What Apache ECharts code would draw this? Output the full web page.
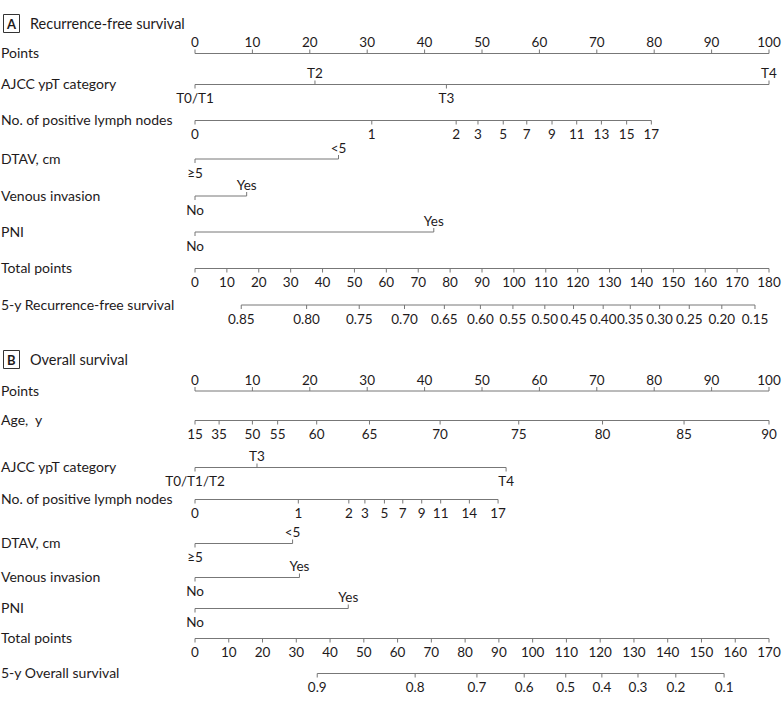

--

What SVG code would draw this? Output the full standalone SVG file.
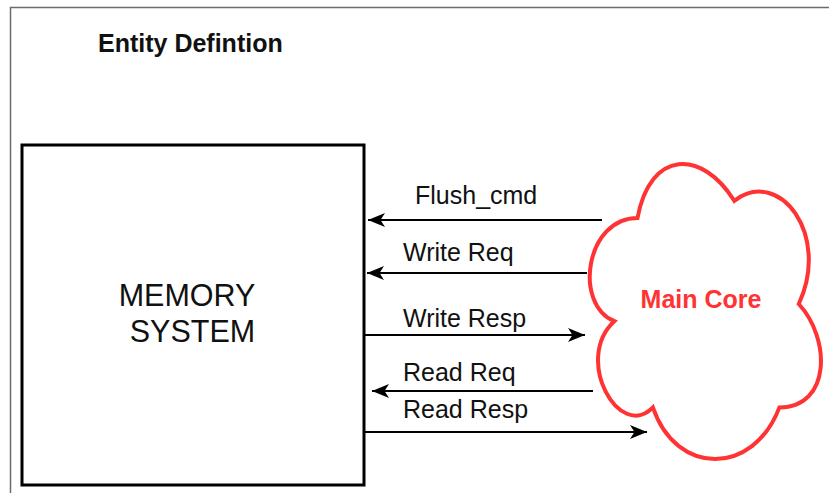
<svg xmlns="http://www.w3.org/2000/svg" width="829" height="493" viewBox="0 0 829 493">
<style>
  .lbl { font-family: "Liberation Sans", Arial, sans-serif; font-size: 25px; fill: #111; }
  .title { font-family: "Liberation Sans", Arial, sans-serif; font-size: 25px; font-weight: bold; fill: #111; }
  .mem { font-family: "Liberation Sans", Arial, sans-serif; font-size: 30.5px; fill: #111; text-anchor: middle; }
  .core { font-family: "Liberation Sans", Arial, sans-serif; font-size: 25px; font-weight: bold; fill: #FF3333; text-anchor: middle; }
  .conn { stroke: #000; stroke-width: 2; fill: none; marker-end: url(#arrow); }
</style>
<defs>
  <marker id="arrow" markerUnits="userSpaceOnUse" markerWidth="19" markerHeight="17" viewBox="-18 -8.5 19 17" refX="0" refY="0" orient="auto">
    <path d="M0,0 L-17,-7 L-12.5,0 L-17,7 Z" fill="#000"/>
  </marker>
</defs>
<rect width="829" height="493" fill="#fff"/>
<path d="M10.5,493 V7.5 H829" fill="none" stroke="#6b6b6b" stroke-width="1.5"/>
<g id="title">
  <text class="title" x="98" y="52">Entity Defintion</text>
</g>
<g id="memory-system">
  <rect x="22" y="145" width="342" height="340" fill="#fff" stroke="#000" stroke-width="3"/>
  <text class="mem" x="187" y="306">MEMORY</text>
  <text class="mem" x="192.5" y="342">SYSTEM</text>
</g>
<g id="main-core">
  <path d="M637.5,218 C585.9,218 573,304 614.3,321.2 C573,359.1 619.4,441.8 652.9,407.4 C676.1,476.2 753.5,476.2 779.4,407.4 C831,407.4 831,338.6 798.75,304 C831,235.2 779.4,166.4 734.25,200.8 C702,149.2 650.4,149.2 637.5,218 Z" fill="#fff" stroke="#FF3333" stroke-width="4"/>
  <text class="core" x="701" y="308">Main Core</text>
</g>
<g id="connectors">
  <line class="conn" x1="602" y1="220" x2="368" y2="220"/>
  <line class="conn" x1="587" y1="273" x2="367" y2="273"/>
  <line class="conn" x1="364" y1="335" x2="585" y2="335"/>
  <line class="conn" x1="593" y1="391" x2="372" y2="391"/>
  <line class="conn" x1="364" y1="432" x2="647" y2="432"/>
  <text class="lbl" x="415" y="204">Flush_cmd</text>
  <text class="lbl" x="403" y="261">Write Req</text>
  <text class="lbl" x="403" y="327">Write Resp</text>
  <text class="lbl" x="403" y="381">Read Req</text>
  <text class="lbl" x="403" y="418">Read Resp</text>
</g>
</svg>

...

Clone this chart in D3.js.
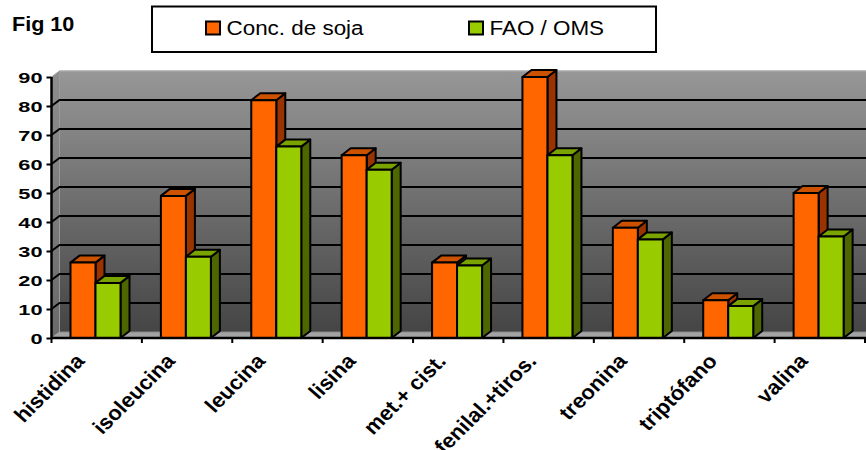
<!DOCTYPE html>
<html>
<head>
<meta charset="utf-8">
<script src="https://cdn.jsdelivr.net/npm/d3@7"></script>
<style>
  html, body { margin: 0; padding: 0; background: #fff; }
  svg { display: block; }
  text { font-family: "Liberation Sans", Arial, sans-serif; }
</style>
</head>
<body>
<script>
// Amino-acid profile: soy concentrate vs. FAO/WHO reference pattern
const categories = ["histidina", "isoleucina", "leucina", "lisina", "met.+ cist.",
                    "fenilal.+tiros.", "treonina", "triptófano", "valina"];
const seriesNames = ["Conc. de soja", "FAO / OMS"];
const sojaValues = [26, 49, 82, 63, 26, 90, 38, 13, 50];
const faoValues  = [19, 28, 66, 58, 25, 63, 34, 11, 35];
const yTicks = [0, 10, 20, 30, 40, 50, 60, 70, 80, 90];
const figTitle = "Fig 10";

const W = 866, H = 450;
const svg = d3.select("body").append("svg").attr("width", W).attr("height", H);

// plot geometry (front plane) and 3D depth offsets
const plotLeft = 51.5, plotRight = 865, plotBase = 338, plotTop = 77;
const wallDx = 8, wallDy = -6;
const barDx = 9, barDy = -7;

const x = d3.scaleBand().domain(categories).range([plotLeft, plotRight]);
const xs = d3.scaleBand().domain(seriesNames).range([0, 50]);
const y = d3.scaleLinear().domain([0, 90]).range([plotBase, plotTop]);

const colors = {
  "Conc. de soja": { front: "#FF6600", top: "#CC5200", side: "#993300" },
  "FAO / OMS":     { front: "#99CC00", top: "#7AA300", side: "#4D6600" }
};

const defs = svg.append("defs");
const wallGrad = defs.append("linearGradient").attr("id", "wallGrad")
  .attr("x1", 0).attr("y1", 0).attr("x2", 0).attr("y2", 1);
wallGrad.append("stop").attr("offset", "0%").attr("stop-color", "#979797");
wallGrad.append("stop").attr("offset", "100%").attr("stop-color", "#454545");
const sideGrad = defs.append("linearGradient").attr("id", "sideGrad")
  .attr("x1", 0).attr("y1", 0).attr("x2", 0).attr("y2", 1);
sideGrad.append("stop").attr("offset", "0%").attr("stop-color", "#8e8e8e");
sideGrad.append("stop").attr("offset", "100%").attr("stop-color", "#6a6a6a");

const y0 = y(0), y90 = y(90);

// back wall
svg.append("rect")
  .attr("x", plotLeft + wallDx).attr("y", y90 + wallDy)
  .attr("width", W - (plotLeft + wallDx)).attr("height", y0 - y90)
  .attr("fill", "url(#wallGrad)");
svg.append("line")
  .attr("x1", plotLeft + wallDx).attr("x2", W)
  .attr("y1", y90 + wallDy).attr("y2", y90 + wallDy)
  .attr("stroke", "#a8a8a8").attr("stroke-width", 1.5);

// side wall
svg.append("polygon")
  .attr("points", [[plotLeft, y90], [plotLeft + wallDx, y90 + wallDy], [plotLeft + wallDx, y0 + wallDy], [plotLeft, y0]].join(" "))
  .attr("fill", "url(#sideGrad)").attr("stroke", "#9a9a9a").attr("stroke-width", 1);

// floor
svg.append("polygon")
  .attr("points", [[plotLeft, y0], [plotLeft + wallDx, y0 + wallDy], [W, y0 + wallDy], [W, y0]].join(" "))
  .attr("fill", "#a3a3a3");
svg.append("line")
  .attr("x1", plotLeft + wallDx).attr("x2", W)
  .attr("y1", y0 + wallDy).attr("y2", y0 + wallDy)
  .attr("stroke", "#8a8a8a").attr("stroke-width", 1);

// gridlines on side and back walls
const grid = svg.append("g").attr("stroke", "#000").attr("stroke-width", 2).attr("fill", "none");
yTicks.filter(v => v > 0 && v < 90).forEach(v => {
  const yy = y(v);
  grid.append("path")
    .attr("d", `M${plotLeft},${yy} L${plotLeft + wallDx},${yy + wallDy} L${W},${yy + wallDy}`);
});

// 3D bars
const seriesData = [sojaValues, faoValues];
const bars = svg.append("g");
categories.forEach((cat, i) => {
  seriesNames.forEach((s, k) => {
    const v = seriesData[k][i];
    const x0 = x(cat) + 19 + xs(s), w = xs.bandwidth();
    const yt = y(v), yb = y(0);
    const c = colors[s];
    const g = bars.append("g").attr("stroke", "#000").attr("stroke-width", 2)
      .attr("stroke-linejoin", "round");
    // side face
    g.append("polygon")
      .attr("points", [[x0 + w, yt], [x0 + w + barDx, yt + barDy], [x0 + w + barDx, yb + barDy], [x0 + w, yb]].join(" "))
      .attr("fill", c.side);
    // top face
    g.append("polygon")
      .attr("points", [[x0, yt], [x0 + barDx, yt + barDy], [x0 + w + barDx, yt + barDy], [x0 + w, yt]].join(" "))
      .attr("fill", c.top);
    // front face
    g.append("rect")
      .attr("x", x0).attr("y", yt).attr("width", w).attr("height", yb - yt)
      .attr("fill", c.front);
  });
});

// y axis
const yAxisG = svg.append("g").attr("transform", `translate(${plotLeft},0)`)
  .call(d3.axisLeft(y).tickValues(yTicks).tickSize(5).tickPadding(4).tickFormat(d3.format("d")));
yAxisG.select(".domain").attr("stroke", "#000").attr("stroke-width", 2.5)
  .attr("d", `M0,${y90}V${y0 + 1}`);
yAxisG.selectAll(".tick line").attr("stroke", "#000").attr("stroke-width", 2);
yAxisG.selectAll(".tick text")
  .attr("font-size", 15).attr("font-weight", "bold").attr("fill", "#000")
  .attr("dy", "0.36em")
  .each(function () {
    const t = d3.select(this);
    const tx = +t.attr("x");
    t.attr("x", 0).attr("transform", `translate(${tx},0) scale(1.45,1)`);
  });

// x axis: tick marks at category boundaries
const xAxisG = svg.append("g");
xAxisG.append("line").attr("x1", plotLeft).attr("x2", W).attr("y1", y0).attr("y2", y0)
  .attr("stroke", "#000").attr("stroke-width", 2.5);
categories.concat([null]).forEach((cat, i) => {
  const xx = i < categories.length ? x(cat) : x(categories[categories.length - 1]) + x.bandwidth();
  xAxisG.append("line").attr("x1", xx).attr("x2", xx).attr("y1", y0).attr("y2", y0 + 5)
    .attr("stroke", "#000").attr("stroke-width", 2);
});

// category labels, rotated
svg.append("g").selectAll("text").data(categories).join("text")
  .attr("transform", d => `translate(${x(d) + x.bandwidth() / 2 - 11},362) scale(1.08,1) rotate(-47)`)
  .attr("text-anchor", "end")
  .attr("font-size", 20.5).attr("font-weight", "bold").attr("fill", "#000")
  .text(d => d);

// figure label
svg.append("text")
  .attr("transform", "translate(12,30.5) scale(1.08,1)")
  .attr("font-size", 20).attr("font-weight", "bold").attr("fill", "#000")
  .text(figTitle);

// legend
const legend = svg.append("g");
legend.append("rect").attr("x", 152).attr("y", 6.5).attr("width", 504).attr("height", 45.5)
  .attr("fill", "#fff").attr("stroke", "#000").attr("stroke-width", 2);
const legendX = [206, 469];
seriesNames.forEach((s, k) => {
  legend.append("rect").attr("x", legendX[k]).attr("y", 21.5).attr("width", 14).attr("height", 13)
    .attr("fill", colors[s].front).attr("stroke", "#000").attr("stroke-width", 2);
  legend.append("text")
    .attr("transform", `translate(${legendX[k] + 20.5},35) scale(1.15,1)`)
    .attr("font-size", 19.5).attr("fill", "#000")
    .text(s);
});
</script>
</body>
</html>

INSTRUCTIONS TO FOLLOW
From the listing, copy every line where the string "What" appears.

RESPONSE TO THE TASK
What Apache ECharts code would draw this? Output the full web page.
What SVG code would draw this? Output the full standalone SVG file.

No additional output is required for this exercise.